Sissy: What are you talking about, you and Mom? I was the original Mary Stewart lover, thank you. The setting of South Wales, in Named of the Dragon, is fabulous and conjures up in one’s mind the exact feelings needed for one to be completely drawn into the story. The interesting thing about heroine Lyn and the other characters was that they weren’t immediately lovable to me but as I got to know them, flaws and all, my affection definitely grew.
Bubby: I agree with you there, Sissy. Sometimes I connect with characters right away, especially the main protagonists, but not so in this case. I think that only helped the story though, because it was an accurate reflection of how the characters felt about each other. Local playwright Gareth is the best example for me – he has a certain “Mr. Darcy” feel to him, where he is so standoffish in the beginning.

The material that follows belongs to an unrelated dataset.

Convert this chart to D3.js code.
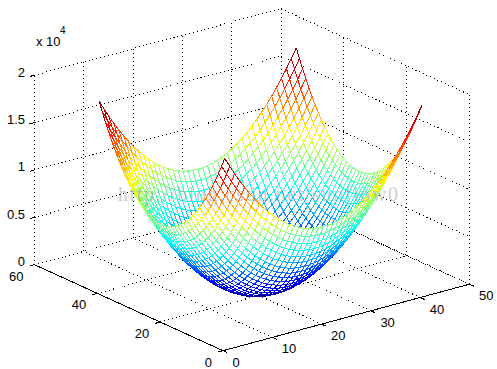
<!DOCTYPE html>
<meta charset="utf-8">
<title>mesh</title>
<style>
html, body { margin: 0; background: #fff; }
svg { display: block; }
text { font-family: "Liberation Sans", Arial, sans-serif; font-size: 13px; fill: #000; }
.watermark { font-family: "Liberation Serif", serif; font-size: 20px; fill: #999; fill-opacity: .5; }
</style>
<body>
<script src="https://d3js.org/d3.v7.min.js"></script>
<script>

var xTicks = [0, 10, 20, 30, 40, 50];
var yTicks = [0, 20, 40, 60];
var zTicks = [0, 5000, 10000, 15000, 20000];
var zTickLabels = ["0", "0.5", "1", "1.5", "2"];

// mesh positions along x and y, and which row of the quarter table each one reads
var meshPos = [1,2,3,4,5,6,7,8,9,10,11,12,13,14,15,16,17,18,19,20,21,22,23,24,25,26,27,28,29,30,31,32,33,34,35,36,37,38,39,40,41];
var meshRow = [20,19,18,17,16,15,14,13,12,11,10,9,8,7,6,5,4,3,2,1,0,1,2,3,4,5,6,7,8,9,10,11,12,13,14,15,16,17,18,19,20];

// the bowl is symmetric, so one quarter of the surface heights is enough
var zQuarter = [
  [0,25,100,225,400,625,900,1225,1600,2025,2500,3025,3600,4225,4900,5625,6400,7225,8100,9025,10000],
  [25,50,125,250,425,650,925,1250,1625,2050,2525,3050,3625,4250,4925,5650,6425,7250,8125,9050,10025],
  [100,125,200,325,500,725,1000,1325,1700,2125,2600,3125,3700,4325,5000,5725,6500,7325,8200,9125,10100],
  [225,250,325,450,625,850,1125,1450,1825,2250,2725,3250,3825,4450,5125,5850,6625,7450,8325,9250,10225],
  [400,425,500,625,800,1025,1300,1625,2000,2425,2900,3425,4000,4625,5300,6025,6800,7625,8500,9425,10400],
  [625,650,725,850,1025,1250,1525,1850,2225,2650,3125,3650,4225,4850,5525,6250,7025,7850,8725,9650,10625],
  [900,925,1000,1125,1300,1525,1800,2125,2500,2925,3400,3925,4500,5125,5800,6525,7300,8125,9000,9925,10900],
  [1225,1250,1325,1450,1625,1850,2125,2450,2825,3250,3725,4250,4825,5450,6125,6850,7625,8450,9325,10250,11225],
  [1600,1625,1700,1825,2000,2225,2500,2825,3200,3625,4100,4625,5200,5825,6500,7225,8000,8825,9700,10625,11600],
  [2025,2050,2125,2250,2425,2650,2925,3250,3625,4050,4525,5050,5625,6250,6925,7650,8425,9250,10125,11050,12025],
  [2500,2525,2600,2725,2900,3125,3400,3725,4100,4525,5000,5525,6100,6725,7400,8125,8900,9725,10600,11525,12500],
  [3025,3050,3125,3250,3425,3650,3925,4250,4625,5050,5525,6050,6625,7250,7925,8650,9425,10250,11125,12050,13025],
  [3600,3625,3700,3825,4000,4225,4500,4825,5200,5625,6100,6625,7200,7825,8500,9225,10000,10825,11700,12625,13600],
  [4225,4250,4325,4450,4625,4850,5125,5450,5825,6250,6725,7250,7825,8450,9125,9850,10625,11450,12325,13250,14225],
  [4900,4925,5000,5125,5300,5525,5800,6125,6500,6925,7400,7925,8500,9125,9800,10525,11300,12125,13000,13925,14900],
  [5625,5650,5725,5850,6025,6250,6525,6850,7225,7650,8125,8650,9225,9850,10525,11250,12025,12850,13725,14650,15625],
  [6400,6425,6500,6625,6800,7025,7300,7625,8000,8425,8900,9425,10000,10625,11300,12025,12800,13625,14500,15425,16400],
  [7225,7250,7325,7450,7625,7850,8125,8450,8825,9250,9725,10250,10825,11450,12125,12850,13625,14450,15325,16250,17225],
  [8100,8125,8200,8325,8500,8725,9000,9325,9700,10125,10600,11125,11700,12325,13000,13725,14500,15325,16200,17125,18100],
  [9025,9050,9125,9250,9425,9650,9925,10250,10625,11050,11525,12050,12625,13250,13925,14650,15425,16250,17125,18050,19025],
  [10000,10025,10100,10225,10400,10625,10900,11225,11600,12025,12500,13025,13600,14225,14900,15625,16400,17225,18100,19025,20000]
];

var width = 497, height = 369;

// oblique box: each data axis moves the point both across and up the page
var xAcross = d3.scaleLinear().domain([0, 50]).range([223, 469.5]);
var yAcross = d3.scaleLinear().domain([0, 60]).range([0, -188.5]);
var xDown = d3.scaleLinear().domain([0, 50]).range([350.7, 284.2]);
var yDown = d3.scaleLinear().domain([0, 60]).range([0, -86]);
var zDown = d3.scaleLinear().domain([0, 20000]).range([0, -189.5]);

function project(x, y, z) {
  return [xAcross(x) + yAcross(y), xDown(x) + yDown(y) + zDown(z)];
}

var line = d3.line();

// jet colormap, 64 steps like matlab
var jet = d3.scaleLinear()
    .domain([0, 0.125, 0.375, 0.625, 0.875, 1])
    .range(["#00008f", "#0000ff", "#00ffff", "#ffff00", "#ff0000", "#800000"]);

function zColor(z) {
  return jet(Math.min(Math.floor(z / 20000 * 64), 63) / 63);
}

var svg = d3.select("body").append("svg")
    .attr("width", width)
    .attr("height", height)
    .attr("shape-rendering", "crispEdges");

// dotted grid on the floor and the two back walls
var gridLines = [];
xTicks.forEach(function(t) {
  gridLines.push([[t, 0, 0], [t, 60, 0]]);
  gridLines.push([[t, 60, 0], [t, 60, 20000]]);
});
yTicks.forEach(function(t) {
  gridLines.push([[0, t, 0], [50, t, 0]]);
  gridLines.push([[50, t, 0], [50, t, 20000]]);
});
zTicks.forEach(function(t) {
  gridLines.push([[0, 60, t], [50, 60, t]]);
  gridLines.push([[50, 60, t], [50, 0, t]]);
});

svg.append("g").selectAll("path")
    .data(gridLines)
  .join("path")
    .attr("d", function(d) { return line(d.map(function(p) { return project(p[0], p[1], p[2]); })); })
    .attr("fill", "none")
    .attr("stroke", "#000")
    .attr("stroke-dasharray", "1,3");

// mesh, painted from the back corner forwards so white faces hide what is behind
function meshZ(i, j) {
  return zQuarter[meshRow[i]][meshRow[j]];
}
function vertex(i, j) {
  return project(meshPos[i], meshPos[j], meshZ(i, j));
}

var marks = [];
for (var i = meshPos.length - 2; i >= 0; i--) {
  for (var j = meshPos.length - 2; j >= 0; j--) {
    marks.push({points: [vertex(i, j), vertex(i + 1, j), vertex(i + 1, j + 1), vertex(i, j + 1)], face: true});
    [[i, j, i + 1, j], [i + 1, j, i + 1, j + 1], [i, j + 1, i + 1, j + 1], [i, j, i, j + 1]].forEach(function(e) {
      marks.push({
        points: [vertex(e[0], e[1]), vertex(e[2], e[3])],
        z: (meshZ(e[0], e[1]) + meshZ(e[2], e[3])) / 2
      });
    });
  }
}

svg.append("g").selectAll("path")
    .data(marks)
  .join("path")
    .attr("d", function(d) { return line(d.points) + (d.face ? "Z" : ""); })
    .attr("fill", function(d) { return d.face ? "#fff" : "none"; })
    .attr("stroke", function(d) { return d.face ? "none" : zColor(d.z); });

// solid axes and tick marks
var axisLines = [[[0, 0, 0], [50, 0, 0]], [[0, 0, 0], [0, 60, 0]]];
xTicks.forEach(function(t) { axisLines.push([[t, 0, 0], [t, -1.4, 0]]); });
yTicks.forEach(function(t) { axisLines.push([[0, t, 0], [-1, t, 0]]); });
zTicks.forEach(function(t) { axisLines.push([[0, 60, t], [-1, 60, t]]); });

svg.append("g").selectAll("path")
    .data(axisLines)
  .join("path")
    .attr("d", function(d) { return line(d.map(function(p) { return project(p[0], p[1], p[2]); })); })
    .attr("fill", "none")
    .attr("stroke", "#000");

svg.append("g").selectAll("text")
    .data(xTicks)
  .join("text")
    .attr("x", function(d) { return project(d, 0, 0)[0] + 9.5; })
    .attr("y", function(d) { return project(d, 0, 0)[1] + 16; })
    .text(function(d) { return d; });

svg.append("g").selectAll("text")
    .data(yTicks)
  .join("text")
    .attr("x", function(d) { return project(0, d, 0)[0] - 11; })
    .attr("y", function(d) { return project(0, d, 0)[1] + 16; })
    .attr("text-anchor", "end")
    .text(function(d) { return d; });

svg.append("g").selectAll("text")
    .data(zTicks)
  .join("text")
    .attr("x", function(d) { return project(0, 60, d)[0] - 9.5; })
    .attr("y", function(d) { return project(0, 60, d)[1] + 1.5; })
    .attr("text-anchor", "end")
    .text(function(d, i) { return zTickLabels[i]; });

svg.append("text").attr("x", 36).attr("y", 46).text("x 10");
svg.append("text").attr("x", 60).attr("y", 34).style("font-size", "10px").text("4");

svg.append("text")
    .attr("class", "watermark")
    .attr("x", 118)
    .attr("y", 201)
    .attr("textLength", 280)
    .text("http://blog.csdn.net/sunflow0");

</script>
</body>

Sissy: I can’t believe you just did that. I was going to talk about Gareth. You are a complete blog-hog.
Bubby: Blog-hog? I kinda like that.
Sissy: Well you are. But I’ll forgive you, maybe, if you give me dinner. As Bubby said, Gareth turns out to be surprisingly different than you might think at first. The two brothers, James and Christopher, threw me a little as well, and as for “whodunnit”, (yes, there’s a mystery, just not a murder one) I never saw that coming. As always, I thoroughly enjoyed the touch of paranormal that is characteristic of Kearsley’s writing. It may have taken on a different form in Named of the Dragon than the last book of hers that I read, but it satisfied my spooky need. All in all, another excellent read from Susanna Kearsley.
Bubby: Lest you be fooled by the somewhat lukewarm nature of our words so far, let me assure that Named of the Dragon is well worth your time to read. The characters’ flaws all resolve nicely and the mystery (which I didn’t predict either) is so good. Besides which, it’s in Wales. And I’m not. So anything that makes me feel like I’m there is great! Susanna Kearsley is a phenomenal word artist and I can’t wait for her next book.